Ortiz represents our immunity towards steroids

Steve Buckley of The Boston Herald thinks that fans will just have to deal with the fact that some of these players may not have known what substances they were actually taking in the past. Since the players might have been in the dark, the fans will never get answers.

In what continues to be a complicated issue in which facts and innuendo collide, creating an awkward, interpretative truth, it comes down to this: Anybody with an interest in baseball, from fans and media to industry employees and the players themselves, is forced, in the end, to make a judgment call about all this.

It’s a little like viewing an abstract painting: What you see, what you feel, may be far different from what the person standing next to you is seeing, feeling.

And so it is with David Ortiz.

But perhaps some Yankees – and some of Big Papi’s teammates – viewed the entire scene from afar, wondering if their name will be the next released.

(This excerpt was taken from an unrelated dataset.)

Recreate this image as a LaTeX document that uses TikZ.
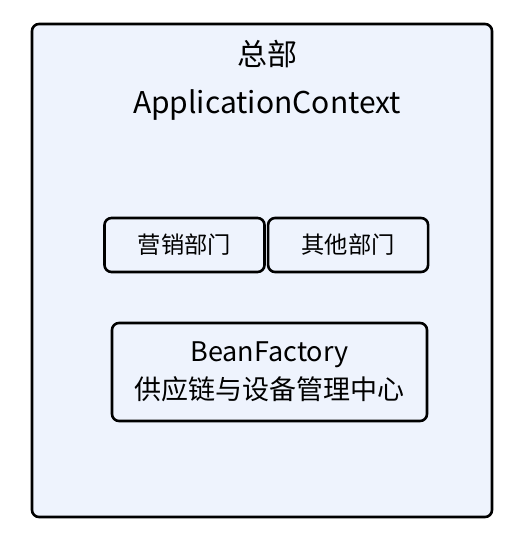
\documentclass[tikz,border=0pt]{standalone}
\usepackage{fontspec}
\setmainfont{Noto Sans CJK SC}
\usepackage{tikz}
\usetikzlibrary{positioning}
\definecolor{panelfill}{HTML}{EEF3FD}

\begin{document}
\begin{tikzpicture}[x=1bp, y=-1bp,
		box/.style={rectangle, draw=black, line width=2.6bp, fill=panelfill, rounded corners=7bp, align=center, inner sep=0pt},
		dept/.style={box, minimum width=160bp, minimum height=54bp, font=\fontsize{23.3bp}{28bp}\selectfont},
		label/.style={align=center, font=\fontsize{30bp}{48bp}\selectfont}]
	
	\useasboundingbox (0,0) rectangle (524,554);
	
	\node[box, minimum width=460bp, minimum height=493bp] (hq) at (262,270.5) {};
	\node[label] (title) at (267,80) {总部\\ApplicationContext};
	
	\node[dept] (sales) at (184.5,245) {营销部门};
	\node[dept, right=1bp of sales] (other) {其他部门};
	
	\node[box, minimum width=315bp, minimum height=98bp, font=\fontsize{27bp}{38bp}\selectfont] (bf) at (269.5,372) {BeanFactory\\供应链与设备管理中心};
	
\end{tikzpicture}
\end{document}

It’s the world in which the players now live.

It’s the world in which anyone who follows baseball now lives.

I hate all this pussyfooting. If a player took a supplement that “may or may not have contained steroids,” I view the issue in the same light as just doing the real drugs. It’s like finding a paper bag full of money hidden in a bush. You know that money is there under shaky circumstances, but you might take it anyway and walk away with an unexpected payday. Still, it’s not kosher. These players knew they were getting into some risky business when they walked into these “stores” or “doctor’s offices” and are willing to feign ignorance.

Find a picture of David Ortiz from the height of his career. Now look at Mark McGwire, Barry Bonds, and Alex Rodriguez from theirs. Now go find a photo of Hank Aaron from any point of his career. Case closed.

If guys like David Ortiz really cared about “keeping it clean,” they would have made sure the substance didn’t contain a steroid. Whatever he was taking, it allowed him to put up bloated numbers that he’ll never again be able to replicate. To me, that’s evidence enough. I hope I’m proven wrong. Then again, like most real baseball fans, I take the last 15 years of the game with a grain of salt.

Hank Aaron never hit over 50 home runs in a season. However, he did hit 755 in his career, but none of them went over 500 ft. into impossible territory. I don’t think too much about the suspicion surrounding Ortiz because I already know the answer. None of those guys were for real.